Code that draws figures:
****
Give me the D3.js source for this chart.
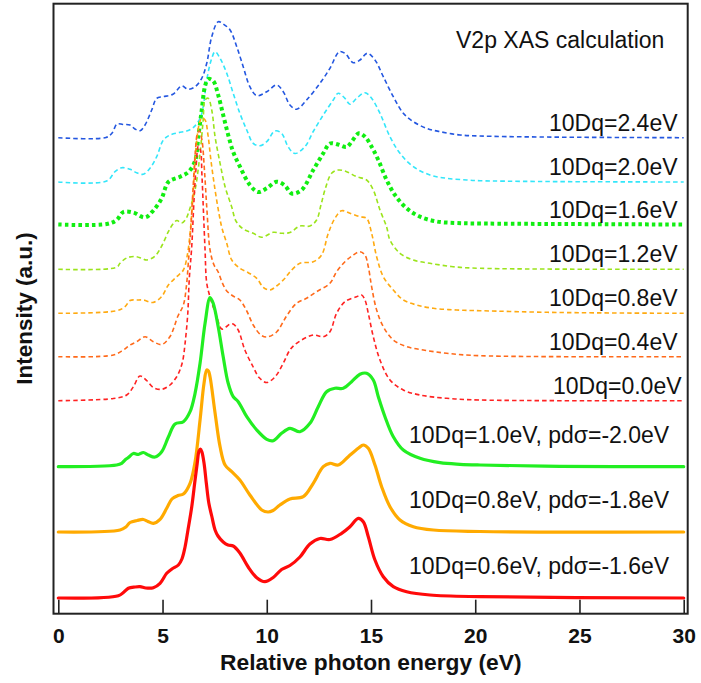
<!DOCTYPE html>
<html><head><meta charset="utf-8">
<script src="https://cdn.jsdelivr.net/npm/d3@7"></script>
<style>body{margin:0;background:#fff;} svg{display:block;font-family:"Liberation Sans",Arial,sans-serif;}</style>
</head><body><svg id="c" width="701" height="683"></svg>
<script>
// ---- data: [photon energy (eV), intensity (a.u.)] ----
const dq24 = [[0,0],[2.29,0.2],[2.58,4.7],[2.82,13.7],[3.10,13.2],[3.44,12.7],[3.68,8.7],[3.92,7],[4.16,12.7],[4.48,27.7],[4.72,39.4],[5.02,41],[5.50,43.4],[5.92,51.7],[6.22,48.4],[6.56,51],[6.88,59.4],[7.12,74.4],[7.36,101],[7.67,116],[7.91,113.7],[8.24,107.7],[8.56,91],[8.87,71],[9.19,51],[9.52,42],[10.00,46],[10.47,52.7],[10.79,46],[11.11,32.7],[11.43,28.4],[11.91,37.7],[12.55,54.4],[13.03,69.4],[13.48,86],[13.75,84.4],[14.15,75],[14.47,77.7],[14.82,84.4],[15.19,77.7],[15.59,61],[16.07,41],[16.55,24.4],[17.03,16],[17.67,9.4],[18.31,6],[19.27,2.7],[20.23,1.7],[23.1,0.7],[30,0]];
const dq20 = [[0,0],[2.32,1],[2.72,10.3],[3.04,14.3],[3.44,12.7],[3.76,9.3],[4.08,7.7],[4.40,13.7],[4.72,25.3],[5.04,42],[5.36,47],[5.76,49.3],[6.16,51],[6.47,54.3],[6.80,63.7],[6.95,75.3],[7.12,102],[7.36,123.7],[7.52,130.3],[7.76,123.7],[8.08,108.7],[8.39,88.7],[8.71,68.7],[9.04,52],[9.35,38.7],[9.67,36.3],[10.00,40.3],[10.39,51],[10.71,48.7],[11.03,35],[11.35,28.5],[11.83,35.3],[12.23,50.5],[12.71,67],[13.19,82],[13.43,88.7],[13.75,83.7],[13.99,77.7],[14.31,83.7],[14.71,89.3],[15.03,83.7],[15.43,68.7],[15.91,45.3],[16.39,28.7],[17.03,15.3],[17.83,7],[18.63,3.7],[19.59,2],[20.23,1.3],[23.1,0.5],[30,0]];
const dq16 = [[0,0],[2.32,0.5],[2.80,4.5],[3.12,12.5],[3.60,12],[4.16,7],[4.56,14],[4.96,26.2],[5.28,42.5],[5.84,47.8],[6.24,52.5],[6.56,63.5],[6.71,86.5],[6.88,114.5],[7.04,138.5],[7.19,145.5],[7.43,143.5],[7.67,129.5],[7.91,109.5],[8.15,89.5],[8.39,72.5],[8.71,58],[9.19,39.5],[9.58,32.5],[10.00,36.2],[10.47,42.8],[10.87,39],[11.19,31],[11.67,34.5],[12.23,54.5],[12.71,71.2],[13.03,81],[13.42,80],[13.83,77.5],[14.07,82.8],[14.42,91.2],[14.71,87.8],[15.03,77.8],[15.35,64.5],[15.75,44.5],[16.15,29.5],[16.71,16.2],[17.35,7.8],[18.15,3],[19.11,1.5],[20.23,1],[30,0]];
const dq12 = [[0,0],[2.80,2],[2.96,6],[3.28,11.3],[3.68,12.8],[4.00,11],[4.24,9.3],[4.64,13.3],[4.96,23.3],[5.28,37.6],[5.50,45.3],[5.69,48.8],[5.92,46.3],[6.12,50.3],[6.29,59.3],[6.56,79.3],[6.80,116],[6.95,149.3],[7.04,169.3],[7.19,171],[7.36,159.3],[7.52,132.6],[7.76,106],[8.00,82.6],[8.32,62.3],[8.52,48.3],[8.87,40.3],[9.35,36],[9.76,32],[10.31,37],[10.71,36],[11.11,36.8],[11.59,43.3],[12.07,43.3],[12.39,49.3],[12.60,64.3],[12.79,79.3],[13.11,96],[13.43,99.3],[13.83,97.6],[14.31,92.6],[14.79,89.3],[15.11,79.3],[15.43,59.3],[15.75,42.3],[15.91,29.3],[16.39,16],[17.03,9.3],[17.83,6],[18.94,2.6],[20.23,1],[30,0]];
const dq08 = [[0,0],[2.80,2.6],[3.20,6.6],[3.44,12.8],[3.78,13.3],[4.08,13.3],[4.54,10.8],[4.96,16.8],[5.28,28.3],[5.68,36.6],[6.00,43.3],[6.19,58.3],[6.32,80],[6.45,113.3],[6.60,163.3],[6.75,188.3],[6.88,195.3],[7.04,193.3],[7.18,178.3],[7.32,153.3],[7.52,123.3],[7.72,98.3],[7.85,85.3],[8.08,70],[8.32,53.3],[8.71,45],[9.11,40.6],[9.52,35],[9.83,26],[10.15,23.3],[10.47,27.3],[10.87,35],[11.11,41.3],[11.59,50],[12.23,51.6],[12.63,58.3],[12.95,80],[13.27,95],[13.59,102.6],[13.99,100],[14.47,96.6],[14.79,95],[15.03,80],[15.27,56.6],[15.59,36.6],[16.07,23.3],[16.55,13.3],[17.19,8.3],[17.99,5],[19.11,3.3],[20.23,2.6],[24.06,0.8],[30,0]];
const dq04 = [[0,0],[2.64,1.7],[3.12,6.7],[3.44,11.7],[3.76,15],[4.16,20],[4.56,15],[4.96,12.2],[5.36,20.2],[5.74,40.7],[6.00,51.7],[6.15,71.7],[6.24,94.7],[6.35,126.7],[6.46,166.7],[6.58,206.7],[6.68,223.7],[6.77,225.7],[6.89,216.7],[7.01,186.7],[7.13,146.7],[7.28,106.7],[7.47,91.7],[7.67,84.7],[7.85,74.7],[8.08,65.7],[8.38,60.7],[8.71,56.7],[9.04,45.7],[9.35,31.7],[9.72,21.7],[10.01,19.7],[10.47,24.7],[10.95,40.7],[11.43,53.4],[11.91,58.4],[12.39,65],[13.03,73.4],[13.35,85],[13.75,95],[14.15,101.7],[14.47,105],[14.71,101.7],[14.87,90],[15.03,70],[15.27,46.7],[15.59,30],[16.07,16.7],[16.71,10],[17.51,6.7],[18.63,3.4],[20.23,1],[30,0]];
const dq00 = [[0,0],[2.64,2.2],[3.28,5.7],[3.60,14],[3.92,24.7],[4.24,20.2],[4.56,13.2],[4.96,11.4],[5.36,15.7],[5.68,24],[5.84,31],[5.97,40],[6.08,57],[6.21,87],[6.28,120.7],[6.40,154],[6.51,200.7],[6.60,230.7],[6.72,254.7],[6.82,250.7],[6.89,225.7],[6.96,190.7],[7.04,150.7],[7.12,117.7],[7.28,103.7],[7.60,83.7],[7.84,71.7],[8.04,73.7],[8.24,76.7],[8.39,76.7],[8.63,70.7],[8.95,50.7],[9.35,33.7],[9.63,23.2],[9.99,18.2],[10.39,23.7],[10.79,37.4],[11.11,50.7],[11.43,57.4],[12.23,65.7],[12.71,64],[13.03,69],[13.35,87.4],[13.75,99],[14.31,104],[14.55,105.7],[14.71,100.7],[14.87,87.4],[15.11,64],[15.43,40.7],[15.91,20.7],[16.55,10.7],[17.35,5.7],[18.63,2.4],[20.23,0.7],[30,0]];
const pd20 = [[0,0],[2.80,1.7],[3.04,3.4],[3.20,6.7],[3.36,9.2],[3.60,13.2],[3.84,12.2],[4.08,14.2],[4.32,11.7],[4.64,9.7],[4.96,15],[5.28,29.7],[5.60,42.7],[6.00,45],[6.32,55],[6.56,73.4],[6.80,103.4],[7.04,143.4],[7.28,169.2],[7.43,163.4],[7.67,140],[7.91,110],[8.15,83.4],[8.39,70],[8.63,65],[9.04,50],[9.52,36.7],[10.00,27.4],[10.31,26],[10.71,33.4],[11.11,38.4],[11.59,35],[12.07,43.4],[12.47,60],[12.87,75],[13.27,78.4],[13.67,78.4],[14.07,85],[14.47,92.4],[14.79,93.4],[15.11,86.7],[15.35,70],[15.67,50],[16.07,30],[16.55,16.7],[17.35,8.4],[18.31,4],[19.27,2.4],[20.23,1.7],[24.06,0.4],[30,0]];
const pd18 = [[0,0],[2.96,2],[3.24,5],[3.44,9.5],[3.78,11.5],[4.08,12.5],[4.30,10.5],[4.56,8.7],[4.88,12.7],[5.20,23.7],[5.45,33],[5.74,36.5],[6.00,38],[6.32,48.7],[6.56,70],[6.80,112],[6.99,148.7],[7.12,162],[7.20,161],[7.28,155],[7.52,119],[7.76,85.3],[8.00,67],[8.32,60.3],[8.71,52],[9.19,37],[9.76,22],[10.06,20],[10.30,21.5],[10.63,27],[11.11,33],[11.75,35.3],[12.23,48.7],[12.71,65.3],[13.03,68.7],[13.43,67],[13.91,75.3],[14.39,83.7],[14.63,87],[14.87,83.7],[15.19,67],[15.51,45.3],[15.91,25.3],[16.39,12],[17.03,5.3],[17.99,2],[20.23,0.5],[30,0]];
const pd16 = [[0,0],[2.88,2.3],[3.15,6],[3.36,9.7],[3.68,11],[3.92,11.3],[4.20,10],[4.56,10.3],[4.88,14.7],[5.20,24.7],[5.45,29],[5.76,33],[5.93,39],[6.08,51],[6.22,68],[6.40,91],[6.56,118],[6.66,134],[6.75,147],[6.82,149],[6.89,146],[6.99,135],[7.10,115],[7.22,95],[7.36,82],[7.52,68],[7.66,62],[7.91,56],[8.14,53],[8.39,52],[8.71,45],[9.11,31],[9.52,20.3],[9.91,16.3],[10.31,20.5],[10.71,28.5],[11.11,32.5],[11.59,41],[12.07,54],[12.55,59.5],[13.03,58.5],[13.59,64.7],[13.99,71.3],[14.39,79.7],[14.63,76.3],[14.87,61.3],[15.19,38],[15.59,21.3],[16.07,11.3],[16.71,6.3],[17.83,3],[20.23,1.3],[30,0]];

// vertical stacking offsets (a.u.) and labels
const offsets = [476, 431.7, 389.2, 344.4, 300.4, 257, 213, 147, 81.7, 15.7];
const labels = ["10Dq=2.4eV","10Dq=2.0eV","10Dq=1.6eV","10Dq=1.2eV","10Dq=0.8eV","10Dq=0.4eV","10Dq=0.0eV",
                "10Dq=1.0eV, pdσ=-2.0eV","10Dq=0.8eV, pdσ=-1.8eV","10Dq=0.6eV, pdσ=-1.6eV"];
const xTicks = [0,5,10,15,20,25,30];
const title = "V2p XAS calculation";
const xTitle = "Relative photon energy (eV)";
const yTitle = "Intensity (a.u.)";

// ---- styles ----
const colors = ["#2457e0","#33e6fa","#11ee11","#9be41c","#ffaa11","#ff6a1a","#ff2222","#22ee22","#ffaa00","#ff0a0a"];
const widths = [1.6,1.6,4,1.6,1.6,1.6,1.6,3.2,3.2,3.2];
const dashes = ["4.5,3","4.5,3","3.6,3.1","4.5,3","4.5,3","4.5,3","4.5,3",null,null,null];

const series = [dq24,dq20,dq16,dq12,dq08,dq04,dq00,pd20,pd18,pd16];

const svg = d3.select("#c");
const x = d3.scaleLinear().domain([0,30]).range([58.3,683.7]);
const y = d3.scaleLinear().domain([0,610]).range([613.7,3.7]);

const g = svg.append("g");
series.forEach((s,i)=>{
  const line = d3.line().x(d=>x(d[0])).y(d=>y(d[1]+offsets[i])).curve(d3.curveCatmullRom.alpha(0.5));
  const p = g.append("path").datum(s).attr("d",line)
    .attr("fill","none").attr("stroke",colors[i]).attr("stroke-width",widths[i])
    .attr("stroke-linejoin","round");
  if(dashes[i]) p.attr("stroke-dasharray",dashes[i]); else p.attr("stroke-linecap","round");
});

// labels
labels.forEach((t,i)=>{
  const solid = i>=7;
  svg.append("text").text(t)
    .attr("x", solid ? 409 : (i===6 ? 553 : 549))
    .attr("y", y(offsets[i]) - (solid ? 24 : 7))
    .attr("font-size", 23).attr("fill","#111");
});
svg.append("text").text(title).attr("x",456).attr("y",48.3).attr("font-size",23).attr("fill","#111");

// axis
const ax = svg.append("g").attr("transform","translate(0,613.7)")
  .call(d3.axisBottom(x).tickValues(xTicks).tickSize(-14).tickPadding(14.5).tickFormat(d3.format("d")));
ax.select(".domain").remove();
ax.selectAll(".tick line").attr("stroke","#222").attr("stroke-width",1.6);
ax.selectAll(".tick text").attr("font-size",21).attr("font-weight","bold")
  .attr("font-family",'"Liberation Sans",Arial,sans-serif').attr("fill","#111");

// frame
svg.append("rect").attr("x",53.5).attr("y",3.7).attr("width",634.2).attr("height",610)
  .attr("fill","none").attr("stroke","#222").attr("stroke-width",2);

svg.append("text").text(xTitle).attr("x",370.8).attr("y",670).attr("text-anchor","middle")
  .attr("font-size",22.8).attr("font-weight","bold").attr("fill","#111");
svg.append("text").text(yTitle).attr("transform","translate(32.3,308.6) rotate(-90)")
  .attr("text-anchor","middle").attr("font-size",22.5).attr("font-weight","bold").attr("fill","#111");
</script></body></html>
****
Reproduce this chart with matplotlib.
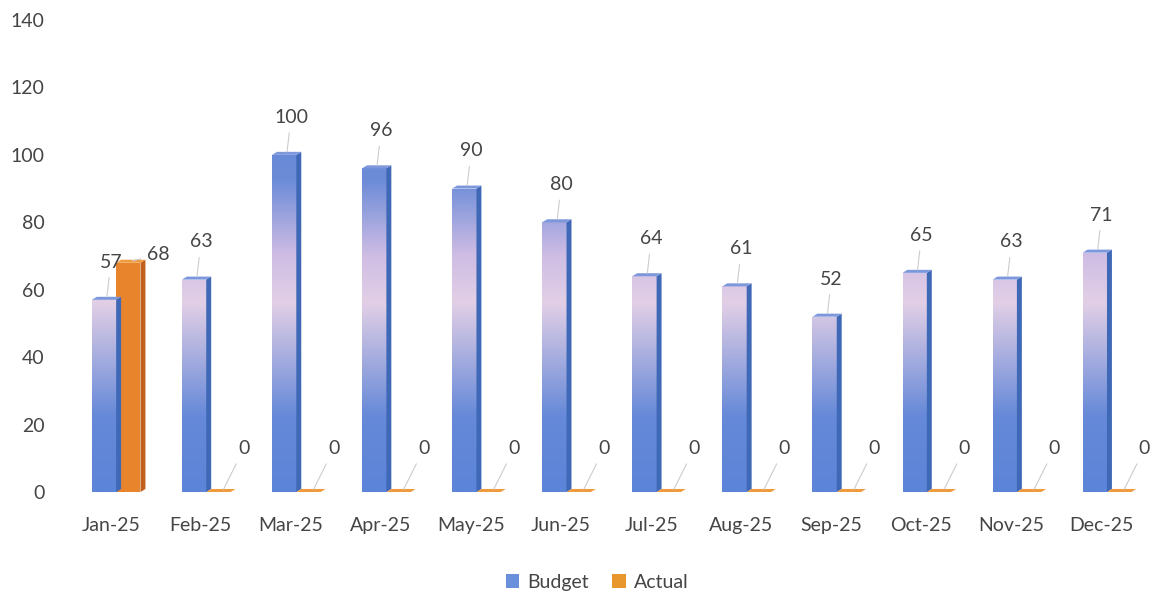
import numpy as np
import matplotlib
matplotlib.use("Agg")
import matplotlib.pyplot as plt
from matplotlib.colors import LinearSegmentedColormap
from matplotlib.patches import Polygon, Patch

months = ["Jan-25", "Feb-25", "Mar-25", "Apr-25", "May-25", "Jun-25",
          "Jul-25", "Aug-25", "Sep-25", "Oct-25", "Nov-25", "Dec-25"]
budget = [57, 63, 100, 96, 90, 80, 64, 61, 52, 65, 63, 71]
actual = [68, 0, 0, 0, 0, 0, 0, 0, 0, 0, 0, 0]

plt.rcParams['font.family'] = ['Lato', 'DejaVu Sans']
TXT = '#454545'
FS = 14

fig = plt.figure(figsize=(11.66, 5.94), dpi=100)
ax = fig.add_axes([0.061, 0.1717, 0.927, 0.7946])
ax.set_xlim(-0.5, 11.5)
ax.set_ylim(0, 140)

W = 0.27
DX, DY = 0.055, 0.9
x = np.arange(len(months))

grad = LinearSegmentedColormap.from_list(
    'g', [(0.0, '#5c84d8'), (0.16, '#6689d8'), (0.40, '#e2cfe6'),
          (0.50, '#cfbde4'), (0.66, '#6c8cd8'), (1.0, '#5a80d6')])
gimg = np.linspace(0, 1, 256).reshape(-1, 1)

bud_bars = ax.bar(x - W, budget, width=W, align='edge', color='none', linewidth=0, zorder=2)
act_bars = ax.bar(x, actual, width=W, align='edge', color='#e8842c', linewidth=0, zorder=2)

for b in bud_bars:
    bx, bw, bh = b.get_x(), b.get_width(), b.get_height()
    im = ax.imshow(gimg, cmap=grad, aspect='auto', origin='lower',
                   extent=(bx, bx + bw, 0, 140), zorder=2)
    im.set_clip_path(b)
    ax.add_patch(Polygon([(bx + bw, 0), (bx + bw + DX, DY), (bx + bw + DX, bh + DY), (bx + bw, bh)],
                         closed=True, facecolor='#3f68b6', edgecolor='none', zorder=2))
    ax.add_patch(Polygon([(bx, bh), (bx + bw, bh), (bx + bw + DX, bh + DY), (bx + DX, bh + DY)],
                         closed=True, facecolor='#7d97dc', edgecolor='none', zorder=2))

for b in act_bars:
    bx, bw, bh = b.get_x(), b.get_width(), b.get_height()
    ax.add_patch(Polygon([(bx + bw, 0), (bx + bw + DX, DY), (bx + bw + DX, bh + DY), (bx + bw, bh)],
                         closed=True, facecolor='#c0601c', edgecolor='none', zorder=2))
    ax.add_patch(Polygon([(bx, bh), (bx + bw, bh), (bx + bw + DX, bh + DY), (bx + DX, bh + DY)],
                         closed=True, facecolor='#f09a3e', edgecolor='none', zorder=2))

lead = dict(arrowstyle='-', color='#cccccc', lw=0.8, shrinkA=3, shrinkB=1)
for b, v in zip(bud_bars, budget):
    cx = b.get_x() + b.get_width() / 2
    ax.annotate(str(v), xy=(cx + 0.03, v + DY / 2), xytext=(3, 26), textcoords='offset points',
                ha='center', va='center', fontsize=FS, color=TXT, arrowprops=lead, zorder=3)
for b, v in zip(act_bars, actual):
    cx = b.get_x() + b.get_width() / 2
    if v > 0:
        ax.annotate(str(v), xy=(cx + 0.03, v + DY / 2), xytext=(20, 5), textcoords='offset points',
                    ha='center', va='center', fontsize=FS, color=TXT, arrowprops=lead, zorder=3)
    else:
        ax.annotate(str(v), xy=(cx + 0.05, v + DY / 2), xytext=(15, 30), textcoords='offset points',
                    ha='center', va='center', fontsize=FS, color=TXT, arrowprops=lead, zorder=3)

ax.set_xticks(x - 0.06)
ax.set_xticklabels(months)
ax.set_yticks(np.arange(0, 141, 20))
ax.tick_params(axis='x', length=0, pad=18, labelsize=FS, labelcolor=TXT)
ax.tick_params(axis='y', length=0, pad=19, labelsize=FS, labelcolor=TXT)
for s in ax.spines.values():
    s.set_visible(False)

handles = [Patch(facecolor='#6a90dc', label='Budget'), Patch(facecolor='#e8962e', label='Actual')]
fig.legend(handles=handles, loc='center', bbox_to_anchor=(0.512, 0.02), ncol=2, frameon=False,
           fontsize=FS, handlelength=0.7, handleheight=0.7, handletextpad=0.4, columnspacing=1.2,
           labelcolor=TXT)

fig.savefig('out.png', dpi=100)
****
Extract, without any images, the part of the material above that opens with the line containing "Reproduce this chart with matplotlib." and closes with the line containing "closed=True, facecolor='#7d97dc', edgecolor='none', zorder=2))", both lines included.

▶ Solution:
Reproduce this chart with matplotlib.
import numpy as np
import matplotlib
matplotlib.use("Agg")
import matplotlib.pyplot as plt
from matplotlib.colors import LinearSegmentedColormap
from matplotlib.patches import Polygon, Patch

months = ["Jan-25", "Feb-25", "Mar-25", "Apr-25", "May-25", "Jun-25",
          "Jul-25", "Aug-25", "Sep-25", "Oct-25", "Nov-25", "Dec-25"]
budget = [57, 63, 100, 96, 90, 80, 64, 61, 52, 65, 63, 71]
actual = [68, 0, 0, 0, 0, 0, 0, 0, 0, 0, 0, 0]

plt.rcParams['font.family'] = ['Lato', 'DejaVu Sans']
TXT = '#454545'
FS = 14

fig = plt.figure(figsize=(11.66, 5.94), dpi=100)
ax = fig.add_axes([0.061, 0.1717, 0.927, 0.7946])
ax.set_xlim(-0.5, 11.5)
ax.set_ylim(0, 140)

W = 0.27
DX, DY = 0.055, 0.9
x = np.arange(len(months))

grad = LinearSegmentedColormap.from_list(
    'g', [(0.0, '#5c84d8'), (0.16, '#6689d8'), (0.40, '#e2cfe6'),
          (0.50, '#cfbde4'), (0.66, '#6c8cd8'), (1.0, '#5a80d6')])
gimg = np.linspace(0, 1, 256).reshape(-1, 1)

bud_bars = ax.bar(x - W, budget, width=W, align='edge', color='none', linewidth=0, zorder=2)
act_bars = ax.bar(x, actual, width=W, align='edge', color='#e8842c', linewidth=0, zorder=2)

for b in bud_bars:
    bx, bw, bh = b.get_x(), b.get_width(), b.get_height()
    im = ax.imshow(gimg, cmap=grad, aspect='auto', origin='lower',
                   extent=(bx, bx + bw, 0, 140), zorder=2)
    im.set_clip_path(b)
    ax.add_patch(Polygon([(bx + bw, 0), (bx + bw + DX, DY), (bx + bw + DX, bh + DY), (bx + bw, bh)],
                         closed=True, facecolor='#3f68b6', edgecolor='none', zorder=2))
    ax.add_patch(Polygon([(bx, bh), (bx + bw, bh), (bx + bw + DX, bh + DY), (bx + DX, bh + DY)],
                         closed=True, facecolor='#7d97dc', edgecolor='none', zorder=2))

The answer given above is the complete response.